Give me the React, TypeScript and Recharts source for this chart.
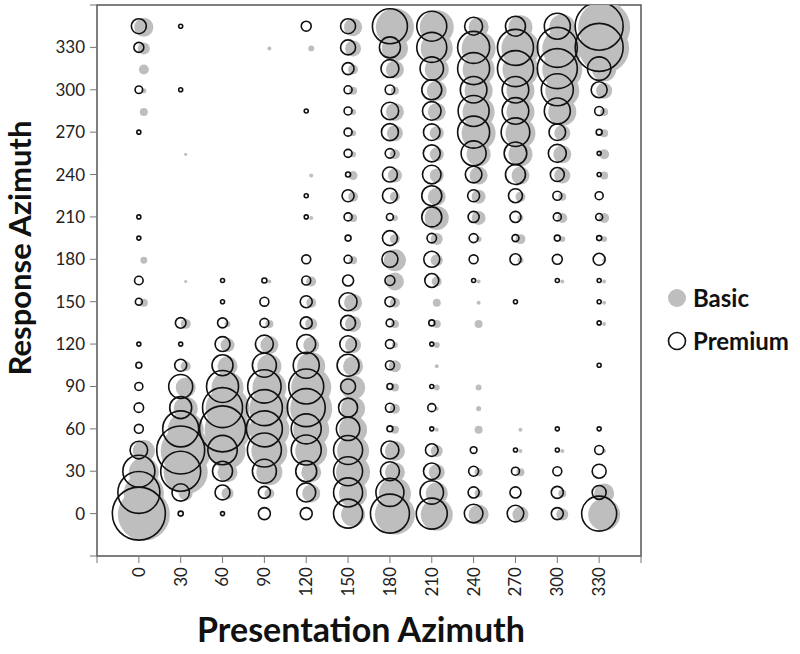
// @ts-nocheck
import { ScatterChart, Scatter, XAxis, YAxis, ZAxis, ReferenceArea, Legend, Label } from "recharts";

// presentation azimuth (columns) and response azimuth (rows)
const PRESENTATION = [0, 30, 60, 90, 120, 150, 180, 210, 240, 270, 300, 330];
const RESPONSE = [
  0, 15, 30, 45, 60, 75, 90, 105, 120, 135, 150, 165,
  180, 195, 210, 225, 240, 255, 270, 285, 300, 315, 330, 345,
];
const AXIS_TICKS = [-30, 0, 30, 60, 90, 120, 150, 180, 210, 240, 270, 300, 330, 360];

// response share per column, rows 0..345 (bubble area ~ value)
const BASIC = [
  [84.5, 50, 28.1, 15.1, 0, 0, 0, 0, 0, 0, 2, 0, 1.5, 0, 0, 0, 0, 0, 0, 2, 0.8, 3.1, 4.5, 11.3],
  [0, 6.1, 60.5, 78.1, 40.5, 18, 12.5, 3.1, 0, 3.1, 0, 0.3, 0, 0, 0, 0, 0, 0.3, 0, 0, 0, 0, 0, 0],
  [0, 4.5, 12.5, 40.5, 66.1, 60.5, 32, 12.5, 6.1, 1.1, 0, 0, 0, 0, 0, 0, 0, 0, 0, 0, 0, 0, 0, 0],
  [0, 3.1, 21.1, 40.5, 50, 50, 36.1, 18, 10.1, 2, 0, 0.5, 0, 0, 0, 0, 0, 0, 0, 0, 0, 0, 0.5, 0],
  [0, 10.1, 12.5, 32, 40.5, 55.1, 50, 24.5, 8, 4.5, 3.1, 3.1, 0, 0, 0.5, 0, 0.5, 0, 0, 0, 0, 0, 1.1, 0],
  [18, 24.5, 36.1, 32, 24.5, 18, 18, 12.5, 8, 8, 10.1, 0, 2, 0, 2, 3.1, 2.5, 1.1, 1.1, 1.1, 2, 3.1, 8, 10.1],
  [50, 32, 12.5, 12.5, 2, 3.1, 2, 4.5, 1.1, 2, 3.1, 10.1, 15.1, 3.1, 1.1, 3.1, 6.1, 3.1, 8, 10.1, 2, 10.1, 21.1, 45.1],
  [32, 15.1, 8, 4.5, 0.5, 0.5, 1.1, 0.5, 1.1, 2, 2, 3.1, 4.5, 4.5, 18, 10.1, 6.1, 6.1, 6.1, 10.1, 12.5, 18, 32, 36.1],
  [12.5, 2, 2, 0, 2, 0.8, 1.1, 0, 0, 2, 0.5, 0.5, 0, 1.1, 6.1, 6.1, 10.1, 18, 36.1, 32, 24.5, 32, 36.1, 12.5],
  [8, 0, 2, 0.5, 0.5, 0, 0, 0, 0, 0, 0, 0, 1.1, 3.1, 1.1, 3.1, 10.1, 18, 28.1, 24.5, 24.5, 40.5, 45.1, 18],
  [4.5, 2, 0, 0.5, 0, 0, 0, 0, 0, 0, 0, 0.5, 0, 1.1, 3.1, 2, 8, 10.1, 8, 24.5, 36.1, 50, 50, 21.1],
  [32, 12.5, 0, 0.5, 0, 0, 0, 0, 0, 0.5, 0.5, 0.5, 0.5, 1.1, 3.1, 0, 2, 3.1, 2, 2, 8, 18, 78.1, 84.5],
];

const PREMIUM = [
  [87.8, 55.1, 32, 9.7, 2.5, 2.8, 2, 1.1, 0.5, 0, 1.5, 2.3, 0, 0.5, 0.5, 0, 0, 0, 0.5, 0, 1.8, 0, 3.1, 7],
  [0.8, 9.5, 50, 72, 40.5, 15.1, 18, 4.5, 0.5, 3.5, 0, 0, 0, 0, 0, 0, 0, 0, 0, 0, 0.5, 0, 0, 0.5],
  [0.5, 7, 12.5, 27, 66.1, 50, 32, 13.8, 7, 3.1, 0.5, 0.5, 0, 0, 0, 0, 0, 0, 0, 0, 0, 0, 0, 0],
  [4.5, 4.5, 18, 36.1, 40.5, 40.5, 34.9, 18, 10.1, 2.5, 2.5, 0.8, 0, 0, 0, 0, 0, 0, 0, 0, 0, 0, 0, 0],
  [4.5, 11.3, 13.8, 28.1, 28.1, 45.1, 38.3, 21.1, 11.3, 4.5, 4.5, 2.5, 2.5, 0, 0.5, 0.5, 0, 0, 0, 0.5, 0, 0, 0, 3.1],
  [26.3, 26.3, 26.3, 26.3, 17.1, 11.3, 7, 15.1, 8.6, 7, 10.1, 3.8, 2, 1.1, 2, 4.5, 0.8, 2, 2, 2, 2, 4.5, 7, 7],
  [47.5, 24.5, 11.3, 10.1, 1.1, 2.5, 1.1, 2.5, 2.5, 1.8, 3.1, 3.1, 8, 7, 1.5, 7, 7, 2.8, 9, 9.5, 2.8, 10.1, 13.8, 38.3],
  [30, 17.1, 8.6, 5, 0.5, 2, 0.5, 0, 0.5, 1.1, 0, 6.1, 8, 2.8, 12.5, 12.5, 10.8, 9, 8.6, 10.8, 12.5, 17.1, 28.1, 28.1],
  [10.8, 3.8, 3.1, 1.4, 0, 0, 0, 0, 0, 0, 0, 0.5, 2.5, 2.5, 3.8, 4.5, 8.6, 19.5, 32, 30, 22.1, 32, 32, 10.1],
  [8.6, 3.8, 2, 0.5, 0, 0, 0, 0, 0, 0, 0.5, 0, 3.8, 1.5, 3.8, 6.1, 12.5, 16, 25.6, 22.1, 22.1, 40.5, 40.5, 12.5],
  [4.5, 4.5, 2.5, 0.5, 0.5, 0, 0, 0, 0, 0, 0, 0.5, 3.1, 1.1, 2, 2.5, 6.1, 10.1, 8.6, 21.1, 32, 50, 50, 21.1],
  [38.3, 6.1, 6.1, 2.5, 0.5, 0, 0, 0.5, 0, 0.5, 0.5, 0.5, 4.5, 0.8, 1.5, 2, 0.5, 0.5, 1.1, 2.5, 8, 17.1, 72, 72],
];

const SERIES = ["Basic", "Premium"];

const FONT = "Lato, 'Open Sans', sans-serif";
const GRAY = "#BEBEBE";

function toPoints(matrix) {
  return PRESENTATION.flatMap((x, ci) =>
    RESPONSE.map((y, ri) => ({ x, y, v: matrix[ci][ri] })),
  ).filter((p) => p.v > 0);
}

const basicData = toPoints(BASIC);
const premiumData = toPoints(PREMIUM);

function radius(p) {
  if (p.width) return p.width / 2;
  return Math.sqrt(Math.max(p.size || 0, 0) / Math.PI);
}

// basic dots sit a touch right/down of the premium rings
const BasicDot = (p) => (
  <circle cx={p.cx + 5} cy={p.cy + 1} r={radius(p)} fill={GRAY} />
);

const PremiumRing = (p) => (
  <circle cx={p.cx} cy={p.cy} r={radius(p)} fill="none" stroke="#111" strokeWidth={1.6} />
);

const labelOf = (v) => (v < 0 || v > 330 ? "" : String(v));

function XTick({ x, y, payload }) {
  return (
    <text
      x={x}
      y={y}
      transform={`rotate(-90, ${x}, ${y})`}
      textAnchor="end"
      dy="0.35em"
      fontFamily={FONT}
      fontSize={17}
      fill="#222"
    >
      {labelOf(payload.value)}
    </text>
  );
}

function LegendBox() {
  return (
    <div style={{ fontFamily: FONT, fontWeight: 700, fontSize: 24, color: "#111" }}>
      {SERIES.map((s, i) => (
        <div key={s} style={{ display: "flex", alignItems: "center", height: 43 }}>
          <svg width={26} height={26} style={{ marginRight: 3 }}>
            {i === 0 ? (
              <circle cx={13} cy={13} r={9} fill={GRAY} />
            ) : (
              <circle cx={13} cy={13} r={8.5} fill="none" stroke="#111" strokeWidth={1.6} />
            )}
          </svg>
          <span>{s}</span>
        </div>
      ))}
    </div>
  );
}

export default function App() {
  return (
    <div style={{ position: "absolute", left: 0, top: 0, width: 800, height: 654, background: "#fff", overflow: "hidden" }}>
      <ScatterChart width={800} height={654} margin={{ top: 5, right: 159, bottom: 0, left: 0 }}>
        <XAxis
          type="number"
          dataKey="x"
          domain={[-30, 360]}
          ticks={AXIS_TICKS}
          allowDataOverflow
          axisLine={false}
          tickLine={{ stroke: "#777" }}
          tickSize={7}
          tickMargin={4}
          height={98}
          tick={<XTick />}
          interval={0}
        >
          <Label
            content={() => (
              <text x={361} y={642} textAnchor="middle" fontFamily={FONT} fontWeight={700} fontSize={34} fill="#111">
                Presentation Azimuth
              </text>
            )}
          />
        </XAxis>
        <YAxis
          type="number"
          dataKey="y"
          domain={[-30, 360]}
          ticks={AXIS_TICKS}
          allowDataOverflow
          axisLine={false}
          tickLine={{ stroke: "#777" }}
          tickSize={7}
          tickMargin={5}
          width={97}
          interval={0}
          tickFormatter={labelOf}
          tick={{ fontFamily: FONT, fontSize: 17, fill: "#222" }}
        >
          <Label
            content={() => (
              <text
                x={0}
                y={0}
                transform="translate(31, 248) rotate(-90)"
                textAnchor="middle"
                fontFamily={FONT}
                fontWeight={700}
                fontSize={31}
                fill="#111"
              >
                Response Azimuth
              </text>
            )}
          />
        </YAxis>
        <ZAxis type="number" dataKey="v" domain={[0, 100]} range={[0, 2513]} />
        <ReferenceArea x1={-30} x2={360} y1={-30} y2={360} fill="none" stroke="#555" strokeWidth={1.5} ifOverflow="visible" />
        <Scatter name="Basic" data={basicData} shape={BasicDot} isAnimationActive={false} />
        <Scatter name="Premium" data={premiumData} shape={PremiumRing} isAnimationActive={false} />
        <Legend
          layout="vertical"
          align="center"
          verticalAlign="middle"
          content={<LegendBox />}
          wrapperStyle={{ position: "absolute", left: 664, top: 276, width: 136 }}
        />
      </ScatterChart>
    </div>
  );
}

□ □ □ □ □

* [Exercise prompt]: Skip every picture and return the lines above from the top through the one that contains "300, 330, 360];".

* [Answer to the problem]:
Give me the React, TypeScript and Recharts source for this chart.
// @ts-nocheck
import { ScatterChart, Scatter, XAxis, YAxis, ZAxis, ReferenceArea, Legend, Label } from "recharts";

// presentation azimuth (columns) and response azimuth (rows)
const PRESENTATION = [0, 30, 60, 90, 120, 150, 180, 210, 240, 270, 300, 330];
const RESPONSE = [
  0, 15, 30, 45, 60, 75, 90, 105, 120, 135, 150, 165,
  180, 195, 210, 225, 240, 255, 270, 285, 300, 315, 330, 345,
];
const AXIS_TICKS = [-30, 0, 30, 60, 90, 120, 150, 180, 210, 240, 270, 300, 330, 360];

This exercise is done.